Starved to Diamond

It’s a wordless place where I spend most of my time these days. Language is a bridge that gives out without warning, a friend then a foe, the metal against your skin that is either too cold or too hot.

So I’m giving into my proclivities. Leaning on metaphor rather than exposition, on suggestion rather than description. The words of others feel like trail markers, and I’m so grateful when I see a stone stack to reassure me that this actually is a path, that others have come this way many times before. I am not lost yet.

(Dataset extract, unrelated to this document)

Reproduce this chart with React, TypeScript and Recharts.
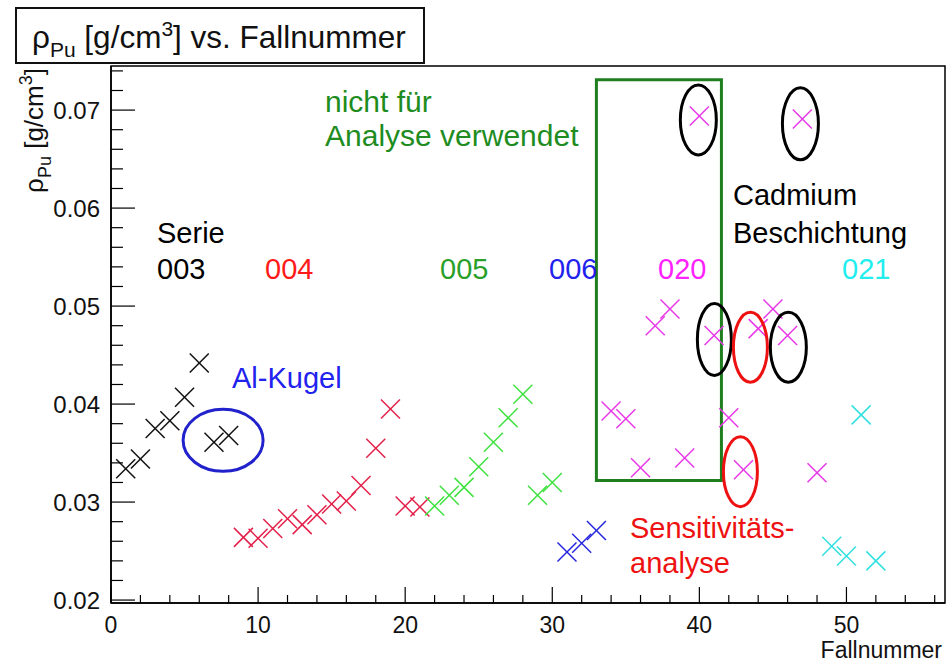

Franz Wright is the son of poet James Wright (whose haunting poem To The Muse was posted here on June 5.) I read this and was reminded that death is not the only way nature tells you to be quiet. And this line served up a precise and deep incision: “your conflagration starved/to diamond.”

Translation

Death is nature’s way
of telling you to be quiet.

Of saying it’s time
to be weaned, your conflagration starved
to diamond.

I’ll give you something to cry about.

And what those treetops swaying
dimly in the wind spelled.

Franz Wright

2 Replies to “Starved to Diamond”

  1. Diana Johnson says:

    A few words from Edward Hirsch,

    “Poetry is a means of exchange, a form of reciprocity, a magic to be shared, a gift. There has never been a civilization without it. That’s why I consider poetry—which is after all, created out of a mouthful of air–a human fundamental, like music. It saves something precious in the world from vanishing. It sacramentalizes experience. It is an imaginative act that starts with the breath itself. It arises from breathing. It is a living thing that comes from the body, from the heart and lungs, and thus seems hardwired into us. It enters our bodies through the material stream of language. It moves and dances between speech and song. These words rhythmically strung together, these electrically charged sounds, are one of the ways by which we come to know ourselves. A poem beats out time.”

  2. D, This is such a rich quote. I have Hirsch’s book but really appreciated having you call this out for me. Thanks so much.